The question of whether to combine in organizations, associations, federations, etc., has become a subject of some debate and much interest. Many feel that the only obstacle to organization is the relative weakness of the small numbers of persons who identify with a libertarian perspective, while still others feel organizations in and of themselves are bureaucratic and are incapable of producing the desired goal.
A pamphlet by Jacques Camatte and Gianni Collu, “On Organization,” explains that we now live in the era they designate as the real, as opposed to the earlier formal domination of capital. This means that all aspects of human activity that once remained outside of the domain of the market economy had to be absorbed within it.

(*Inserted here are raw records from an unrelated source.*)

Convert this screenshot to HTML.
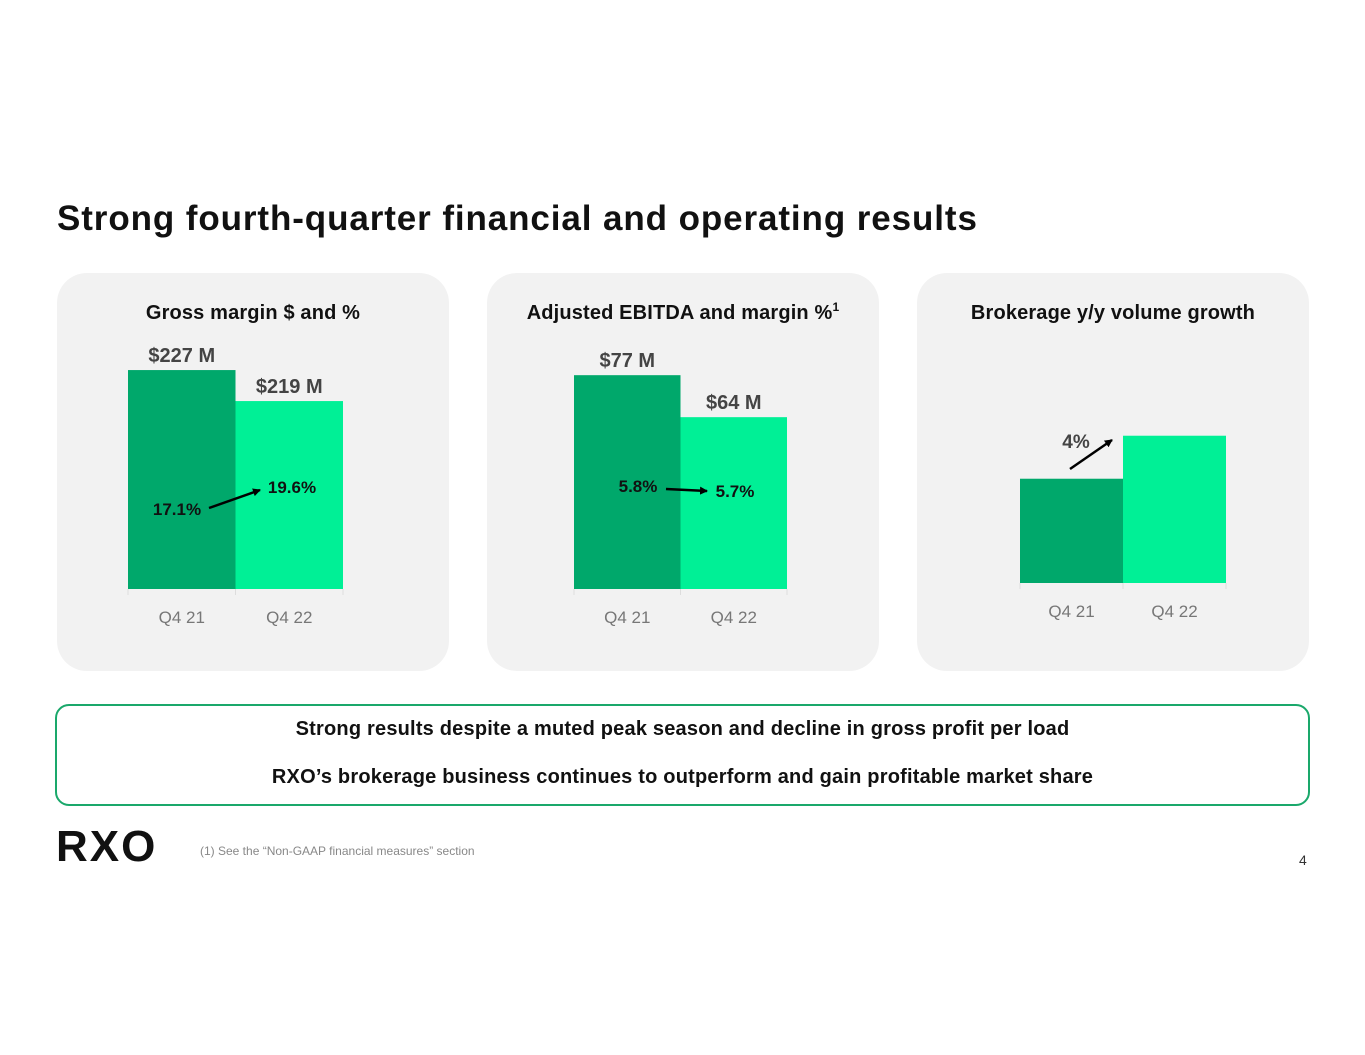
<!DOCTYPE html>
<html><head><meta charset="utf-8">
<style>
body{margin:0;background:#fff;font-family:"Liberation Sans",Arial,sans-serif;}
#wrap{position:relative;width:1365px;height:1055px;overflow:hidden;}
.t{position:absolute;white-space:nowrap;}
</style></head>
<body><div id="wrap">
<div class="t" style="left:57px;top:199px;font-size:35px;font-weight:bold;color:#111;letter-spacing:0.9px">Strong fourth-quarter financial and operating results</div>
<svg id="chart" width="1365" height="1055" style="position:absolute;left:0;top:0" font-family="Liberation Sans, Arial, sans-serif"></svg>
<div style="position:absolute;left:55px;top:704px;width:1251px;height:98px;border:2px solid #1aa86b;border-radius:14px;"></div>
<div class="t" style="left:0;width:1365px;text-align:center;top:718px;font-size:20px;font-weight:bold;color:#111;letter-spacing:0.2px">Strong results despite a muted peak season and decline in gross profit per load</div>
<div class="t" style="left:0;width:1365px;text-align:center;top:766px;font-size:20px;font-weight:bold;color:#111;letter-spacing:0.2px">RXO’s brokerage business continues to outperform and gain profitable market share</div>
<div class="t" style="left:56px;top:822px;font-size:44px;font-weight:900;color:#111;letter-spacing:2px">RXO</div>
<div class="t" style="left:200px;top:844px;font-size:12px;color:#888">(1) See the “Non-GAAP financial measures” section</div>
<div class="t" style="left:1299px;top:852px;font-size:14px;color:#333">4</div>
</div>
<script>
const categories = ["Q4 21","Q4 22"];
const grossMarginValues = [227, 219];
const grossMarginLabels = ["$227 M","$219 M"];
const grossMarginPct = ["17.1%","19.6%"];
const ebitdaValues = [77, 64];
const ebitdaLabels = ["$77 M","$64 M"];
const ebitdaPct = ["5.8%","5.7%"];
const volumeIndex = [100, 104];
const volumeGrowthLabel = "4%";

const NS="http://www.w3.org/2000/svg";
const svg=document.getElementById('chart');
function el(tag,attrs,parent){const e=document.createElementNS(NS,tag);for(const k in attrs)e.setAttribute(k,attrs[k]);(parent||svg).appendChild(e);return e;}
const defs=el('defs',{});
const mk=el('marker',{id:'ah',markerWidth:'8',markerHeight:'8',refX:'7',refY:'4',orient:'auto',markerUnits:'userSpaceOnUse'},defs);
el('path',{d:'M0,0 L8,4 L0,8 Z',fill:'#000'},mk);
const colors=["#00a86b","#00f096"];

const panels=[
 {x:57,title:"Gross margin $ and %",values:grossMarginValues,labels:grossMarginLabels,pct:grossMarginPct,x0:128,bw:107.5,base:589,v0:170.5,k:3.875},
 {x:487,title:"Adjusted EBITDA and margin %",sup:"1",values:ebitdaValues,labels:ebitdaLabels,pct:ebitdaPct,x0:574,bw:106.5,base:589,v0:10.8,k:3.23},
 {x:917,title:"Brokerage y/y volume growth",values:volumeIndex,x0:1020,bw:103,base:583,v0:90.3,k:10.75}
];
panels.forEach((p,pi)=>{
  const g=el('g',{});
  
  
  const r=el('rect',{x:p.x,y:273,width:392,height:398,rx:30,fill:'#f2f2f2'},g);
  
  
  const t=el('text',{x:p.x+196,y:319,'text-anchor':'middle','font-size':'20','font-weight':'bold',fill:'#111','letter-spacing':'0.15'},g);
  t.textContent=p.title;
  if(p.sup){const s=el('tspan',{'font-size':'12',dy:'-8'},t);s.textContent=p.sup;}
  
  
  const yOf=v=>p.base-(v-p.v0)*p.k;
  p.values.forEach((v,i)=>{
    const bx=p.x0+i*p.bw, y=yOf(v);
    const b=el('rect',{x:bx,y:y,width:p.bw,height:p.base-y,fill:colors[i]},g);
    
    
    const tk=el('line',{x1:bx,x2:bx,y1:p.base,y2:p.base+6,stroke:'#ddd'},g);
    
    
    const c=el('text',{x:bx+p.bw/2,y:p.base+34,'text-anchor':'middle','font-size':'17',fill:'#777'},g);
    c.textContent=categories[i];
    
    
    if(p.labels){
      const l=el('text',{x:bx+p.bw/2,y:y-8,'text-anchor':'middle','font-size':'20','font-weight':'bold',fill:'#444'},g);
      l.textContent=p.labels[i];
      
      
    }
  });
  el('line',{x1:p.x0+2*p.bw,x2:p.x0+2*p.bw,y1:p.base,y2:p.base+6,stroke:'#ddd'},g);
  if(pi===0){
    const a=el('text',{x:177,y:515,'text-anchor':'middle','font-size':'17','font-weight':'bold',fill:'#111'},g);a.textContent=p.pct[0];
    
    const b=el('text',{x:292,y:493,'text-anchor':'middle','font-size':'17','font-weight':'bold',fill:'#111'},g);b.textContent=p.pct[1];
    
    const ar=el('line',{x1:209,y1:508,x2:260,y2:490,stroke:'#000','stroke-width':'2.5','marker-end':'url(#ah)'},g);
    
  } else if(pi===1){
    const a=el('text',{x:638,y:492,'text-anchor':'middle','font-size':'17','font-weight':'bold',fill:'#111'},g);a.textContent=p.pct[0];
    
    const b=el('text',{x:735,y:497,'text-anchor':'middle','font-size':'17','font-weight':'bold',fill:'#111'},g);b.textContent=p.pct[1];
    
    const ar=el('line',{x1:666,y1:489,x2:707,y2:491,stroke:'#000','stroke-width':'2.5','marker-end':'url(#ah)'},g);
    
  } else {
    const a=el('text',{x:1076,y:448,'text-anchor':'middle','font-size':'19','font-weight':'bold',fill:'#444'},g);a.textContent=volumeGrowthLabel;
    
    const ar=el('line',{x1:1070,y1:469,x2:1112,y2:440,stroke:'#000','stroke-width':'2.5','marker-end':'url(#ah)'},g);
    
  }
});
</script>
</body></html>
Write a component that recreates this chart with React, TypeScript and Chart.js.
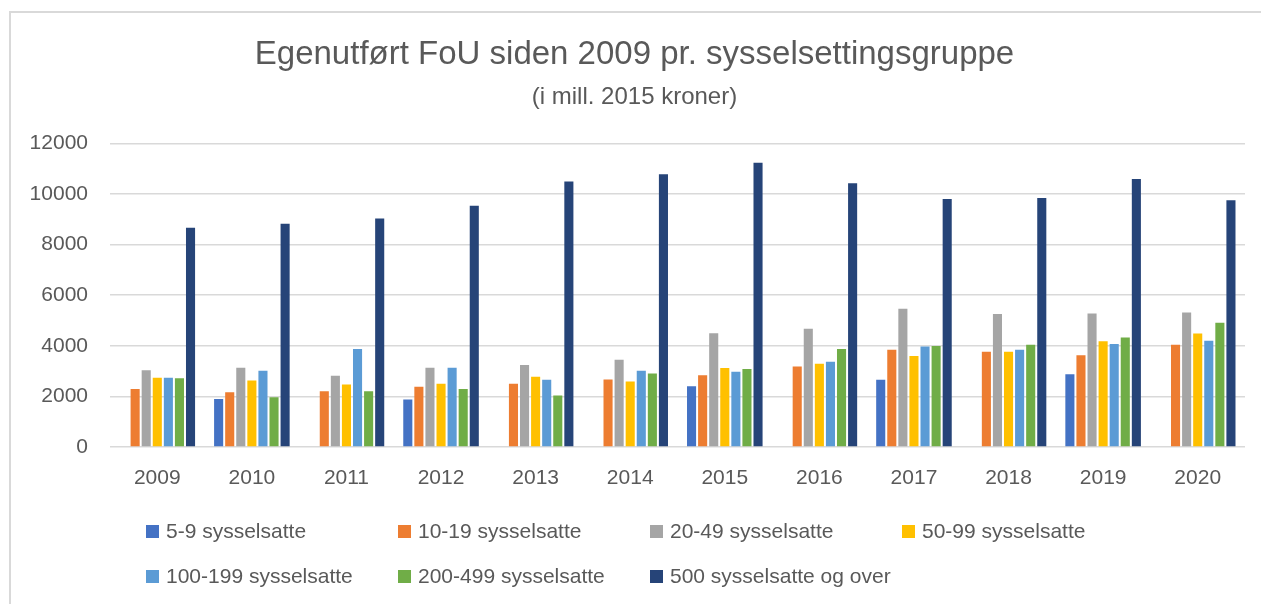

The proletariat has itself been absorbed into a unity with capital, which can only be destroyed by a crisis. Class struggle as classically defined—strikes by unions and political activity by leftist parties and organizations—become nothing but the struggle for relative advantage for the spoils of capitalism. The authors state, “gangs confront one another in an obscene competition; veritable rackets rivaling each other in what they peddle, but identical in their essence.”
While theorizing about the existing society, within the group, under the pretext of negating it, an unbridled emulation is introduced which ends up in a hierarchization even more extreme than in society-at-large.
Within capital, all “revolutionary” activity devolves down into gang activity. The only activities that can be considered revolutionary are acts of revolution themselves at the point when the unity of capital is smashed and the relationships of capitalism are tossed aside.